Project Politics: Good Thing. Bad Name.

          Politics has a bad name – so bad even politicians sneer at it. Pretty much every other day, some leader of a national party dismisses the opposing position in the healthcare debate as “politics.”  Bad stuff, he/she is saying. Dishonest and exploitive.
          It’s almost astounding to realize that politics once was considered a noble calling. Nowadays, the polls rate this – dare we call it a “profession?” – incredibly low in public esteem. Somewhere in that six-mile-deep Marianas Trench in the Pacific Ocean. Lower than whale droppings. It gets no respect. None.
          So you’re up against it when you remind everyone that politics is an essential function of civilization, to say nothing of democracy. It is equally at the core of project management. It is the art and science of accomplishing a mutually-valued outcome among disparate parties.
          The unsatisfactory alternatives are dictatorship, war or surrender to unsolved problems.

          Project managers actually have a much more favorable reputation than politicians – or should that be “a much-less-unfavorable” reputation? (Did you hear the one about the cannibals who lived happily within a large organization until they were exposed? One of them carelessly ate a janitor instead of the customary project manager. The janitor was missed instantly.)
          In fact, politics, like project management, can be practiced very well or very poorly. Or somewhere in the vast range of quality between the extremes.
          Similarly, the issues of either profession can be vitally important. Healthcare, so obscured by irrelevant and inane argument, really matters. People are dying because they can’t afford care, and people are going broke trying to pay for it. The country can’t continue to afford the way we’re going
This has been on the national agenda, in one form or another, since at least the days of President Theodore Roosevelt. We should all get our heads together and do something about it. You don’t have to take one position or another to think that would be an important thing to do.

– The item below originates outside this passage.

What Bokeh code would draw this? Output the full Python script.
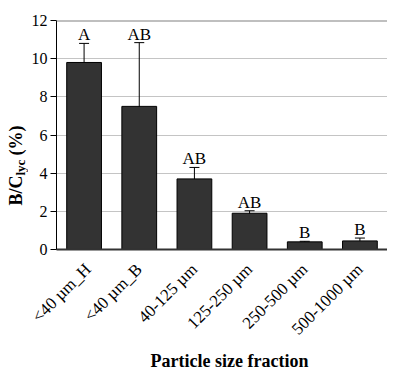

It’s a project. A project within the humongous, revolutionary project that is the United States of America. And don’t believe there isn’t plenty of risk in them both, particularly the survival of the way of life we enjoy in this country.
At the end of the Constitutional Convention in 1787, Benjamin Franklin referred to the newly-formed entity as “a republic, if you can keep it.” He was not at all alone among the founding members in understanding this thing needed careful tending. Thomas Jefferson famously said, “Eternal vigilance is the price of liberty.”
It would have been too clumsy for Franklin to have said, “It’s a project, if you can manage it.” Or Jefferson to have warned, “Constant risk management is the price of democracy.”
The entire enterprise, at the time of that years-long “project charter” negotiation, was politics of the highest order. Washington despaired of getting the battling factions to agree on anything – but he kept it together through determination, persuasion and leadership. He was the ultimate political project manager, and without him the whole thing would have come apart.

In our infinitely smaller way, we project managers need a sufficiency of the same characteristics to do our job. It’s not all Gantt charts and work package specifications, however necessary they are.
You don’t have to call it politics if that offends you, but you’d better practice it that way if you’re going to hold your stakeholders together and navigate the political challenges of your projects.